Deaf Culture and Sign language

The concept of "Deaf culture" has been around for a very long time but this term "Deaf culture" doesn't emerge until the 1970s. Before that, the conceptual terms were used, such as DEAF WAY/POSS, DEAF WORLD, DEAF TEND-pa. Likewise for 'hearing culture' but that's another story.

"I had now to see them [Deaf people] in a new, 'ethnic light,' as people with a distinctive language, sensibility, and culture of their own." -- Oliver Sacks, Seeing Voices.

What is culture? There are over 100 definitions! Basically, culture is a set of learned behaviors of a group of people who have their own language, values, rules of behavior, and traditions.

"We believe that you cannot teach a new language if you do not teach the culture behind that language." -- Gabriela Mistral Latin American School, Edmonton.

Language and culture are inseperable. Where there is a language of its own, there is a culture and heritage. Deaf people are a cultural-lingual group. Deaf people usually don't see ourselves as a disability group which is a social construction in the hearing world.

"Deaf culture is the set of social beliefs, behaviors, art, literary traditions, history, values, and shared institutions of communities that are influenced by deafness and which use sign languages as the main means of communication." -- Wikipedia.

Aspects of culture

There are three general aspects of culture: materialistic, normative, cognitive.
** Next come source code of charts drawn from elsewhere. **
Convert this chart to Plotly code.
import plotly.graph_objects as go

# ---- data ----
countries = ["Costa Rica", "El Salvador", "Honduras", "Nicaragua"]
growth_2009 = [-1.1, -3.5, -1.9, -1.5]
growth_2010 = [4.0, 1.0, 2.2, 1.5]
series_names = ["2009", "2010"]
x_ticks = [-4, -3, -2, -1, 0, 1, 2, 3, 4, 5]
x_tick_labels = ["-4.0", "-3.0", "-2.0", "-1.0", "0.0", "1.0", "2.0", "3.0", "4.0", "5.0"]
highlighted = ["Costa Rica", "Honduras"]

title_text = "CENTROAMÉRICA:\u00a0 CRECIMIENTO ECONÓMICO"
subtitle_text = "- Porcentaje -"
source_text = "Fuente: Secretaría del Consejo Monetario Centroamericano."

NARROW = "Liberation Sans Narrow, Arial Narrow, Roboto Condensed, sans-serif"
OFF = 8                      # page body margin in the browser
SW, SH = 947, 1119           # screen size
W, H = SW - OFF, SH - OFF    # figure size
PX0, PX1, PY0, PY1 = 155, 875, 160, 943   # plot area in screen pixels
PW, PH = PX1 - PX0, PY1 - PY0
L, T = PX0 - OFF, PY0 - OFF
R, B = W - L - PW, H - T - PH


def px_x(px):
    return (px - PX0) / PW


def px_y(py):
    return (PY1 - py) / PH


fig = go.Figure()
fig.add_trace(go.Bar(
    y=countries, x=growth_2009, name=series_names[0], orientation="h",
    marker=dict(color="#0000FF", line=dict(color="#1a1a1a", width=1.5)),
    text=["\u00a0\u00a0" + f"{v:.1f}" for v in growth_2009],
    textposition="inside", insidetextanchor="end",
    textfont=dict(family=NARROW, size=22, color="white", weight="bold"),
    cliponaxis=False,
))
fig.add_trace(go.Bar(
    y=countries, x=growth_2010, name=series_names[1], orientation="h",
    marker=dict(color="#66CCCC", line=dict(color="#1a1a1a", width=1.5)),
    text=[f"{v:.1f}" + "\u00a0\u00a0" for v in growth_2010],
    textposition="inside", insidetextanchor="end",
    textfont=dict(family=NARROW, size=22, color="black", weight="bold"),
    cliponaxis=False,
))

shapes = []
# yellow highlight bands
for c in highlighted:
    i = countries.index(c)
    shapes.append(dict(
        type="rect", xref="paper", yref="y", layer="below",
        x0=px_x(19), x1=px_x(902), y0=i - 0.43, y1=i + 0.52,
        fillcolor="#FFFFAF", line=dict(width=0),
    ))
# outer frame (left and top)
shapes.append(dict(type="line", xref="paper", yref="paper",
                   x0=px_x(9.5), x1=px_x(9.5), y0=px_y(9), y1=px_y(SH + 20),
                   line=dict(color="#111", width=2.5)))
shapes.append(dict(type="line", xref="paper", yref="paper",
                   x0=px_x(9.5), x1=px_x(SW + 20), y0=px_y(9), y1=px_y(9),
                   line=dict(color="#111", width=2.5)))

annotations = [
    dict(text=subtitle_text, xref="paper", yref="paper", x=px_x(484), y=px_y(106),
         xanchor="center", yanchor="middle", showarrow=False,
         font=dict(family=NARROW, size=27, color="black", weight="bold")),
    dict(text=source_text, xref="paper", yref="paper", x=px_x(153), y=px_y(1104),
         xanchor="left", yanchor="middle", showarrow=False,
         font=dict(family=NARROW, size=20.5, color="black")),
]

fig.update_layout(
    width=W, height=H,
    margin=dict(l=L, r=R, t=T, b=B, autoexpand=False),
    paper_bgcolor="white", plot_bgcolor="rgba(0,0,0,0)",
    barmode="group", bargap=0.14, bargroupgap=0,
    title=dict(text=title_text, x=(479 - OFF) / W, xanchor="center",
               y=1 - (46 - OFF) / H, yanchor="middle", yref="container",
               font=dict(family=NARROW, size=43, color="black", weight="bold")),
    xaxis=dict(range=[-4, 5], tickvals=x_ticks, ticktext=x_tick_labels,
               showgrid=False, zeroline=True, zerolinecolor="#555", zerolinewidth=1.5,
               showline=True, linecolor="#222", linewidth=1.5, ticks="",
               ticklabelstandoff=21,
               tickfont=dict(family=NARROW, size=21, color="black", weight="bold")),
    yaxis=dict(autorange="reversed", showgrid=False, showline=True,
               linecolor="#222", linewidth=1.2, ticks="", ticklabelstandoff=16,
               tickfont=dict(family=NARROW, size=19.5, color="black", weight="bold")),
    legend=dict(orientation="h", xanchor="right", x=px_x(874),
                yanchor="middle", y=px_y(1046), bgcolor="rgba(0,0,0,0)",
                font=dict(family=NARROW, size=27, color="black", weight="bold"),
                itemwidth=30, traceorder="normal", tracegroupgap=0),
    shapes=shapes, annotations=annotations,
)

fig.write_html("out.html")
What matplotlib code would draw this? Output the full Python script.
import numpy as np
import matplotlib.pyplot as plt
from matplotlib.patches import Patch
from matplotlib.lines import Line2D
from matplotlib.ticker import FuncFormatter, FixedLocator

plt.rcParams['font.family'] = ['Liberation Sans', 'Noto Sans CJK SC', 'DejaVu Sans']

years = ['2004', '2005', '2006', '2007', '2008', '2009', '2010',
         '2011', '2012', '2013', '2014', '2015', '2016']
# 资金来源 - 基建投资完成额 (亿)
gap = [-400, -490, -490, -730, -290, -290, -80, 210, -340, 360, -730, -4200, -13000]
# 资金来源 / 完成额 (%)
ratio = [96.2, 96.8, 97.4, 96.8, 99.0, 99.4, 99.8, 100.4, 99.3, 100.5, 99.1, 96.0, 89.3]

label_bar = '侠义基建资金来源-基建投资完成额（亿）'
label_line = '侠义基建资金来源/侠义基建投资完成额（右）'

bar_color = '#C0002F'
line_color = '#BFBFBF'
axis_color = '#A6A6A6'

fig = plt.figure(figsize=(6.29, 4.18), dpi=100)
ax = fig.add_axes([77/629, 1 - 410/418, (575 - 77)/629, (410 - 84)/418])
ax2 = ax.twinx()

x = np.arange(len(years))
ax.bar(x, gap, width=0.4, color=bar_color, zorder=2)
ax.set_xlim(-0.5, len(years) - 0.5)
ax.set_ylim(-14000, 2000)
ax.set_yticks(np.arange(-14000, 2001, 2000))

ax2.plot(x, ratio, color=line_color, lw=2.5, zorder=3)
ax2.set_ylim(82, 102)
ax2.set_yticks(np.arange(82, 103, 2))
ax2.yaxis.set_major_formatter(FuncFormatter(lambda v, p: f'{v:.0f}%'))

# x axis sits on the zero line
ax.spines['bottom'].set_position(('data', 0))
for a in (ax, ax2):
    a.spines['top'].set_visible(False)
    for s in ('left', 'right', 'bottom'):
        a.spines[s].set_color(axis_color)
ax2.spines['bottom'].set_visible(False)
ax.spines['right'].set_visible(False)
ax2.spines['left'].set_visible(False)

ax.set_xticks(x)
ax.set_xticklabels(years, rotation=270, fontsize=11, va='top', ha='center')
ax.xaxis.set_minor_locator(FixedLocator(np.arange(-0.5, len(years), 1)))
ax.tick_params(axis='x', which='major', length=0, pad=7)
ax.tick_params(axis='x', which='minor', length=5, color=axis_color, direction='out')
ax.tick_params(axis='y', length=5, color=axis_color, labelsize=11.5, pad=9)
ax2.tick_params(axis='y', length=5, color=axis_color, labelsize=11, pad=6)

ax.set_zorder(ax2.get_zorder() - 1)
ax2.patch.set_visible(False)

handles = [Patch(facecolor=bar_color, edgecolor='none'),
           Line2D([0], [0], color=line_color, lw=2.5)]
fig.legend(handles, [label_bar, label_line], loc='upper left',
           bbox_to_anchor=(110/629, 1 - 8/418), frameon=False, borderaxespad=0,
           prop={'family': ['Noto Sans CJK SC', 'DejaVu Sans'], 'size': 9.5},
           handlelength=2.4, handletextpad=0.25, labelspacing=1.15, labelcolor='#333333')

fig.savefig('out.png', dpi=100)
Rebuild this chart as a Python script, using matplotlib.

Or Nitza Hidalgo's three levels of culture: concrete, behavioral, and symbolic.

Materialistic aspect is something people can observe concrete things of a culture.

For example, in Deaf culture, one can see concrete signs such as teletypewriters (TTYs), texting, flashing light for doorbell and phone ring, etc. And, most of all, signing.

Normative aspect of culture is a set of rules of social interaction that outsiders can observe behaviors, such as rules of touching, eye contact, a way of introducing, attention-getting, pointing, etc.

Cognitive aspect is something one cannot observe, such as thoughts, attitudes, beliefs, and values. They can be learned or observed through language and communication.

My ASL students, who were given a task to attend a social event in Deaf community, outlines common observations as follows:

  • Virtually everyone mingles, regardless of age. In hearing culture, age typically divides people into groups.
  • Share information more with other fellows.
  • ...
  • Naturally, there are variations among Deaf people (e.g. their nationalities, personalities, etc.), but the cultural differences are relatively comparable on a large scale.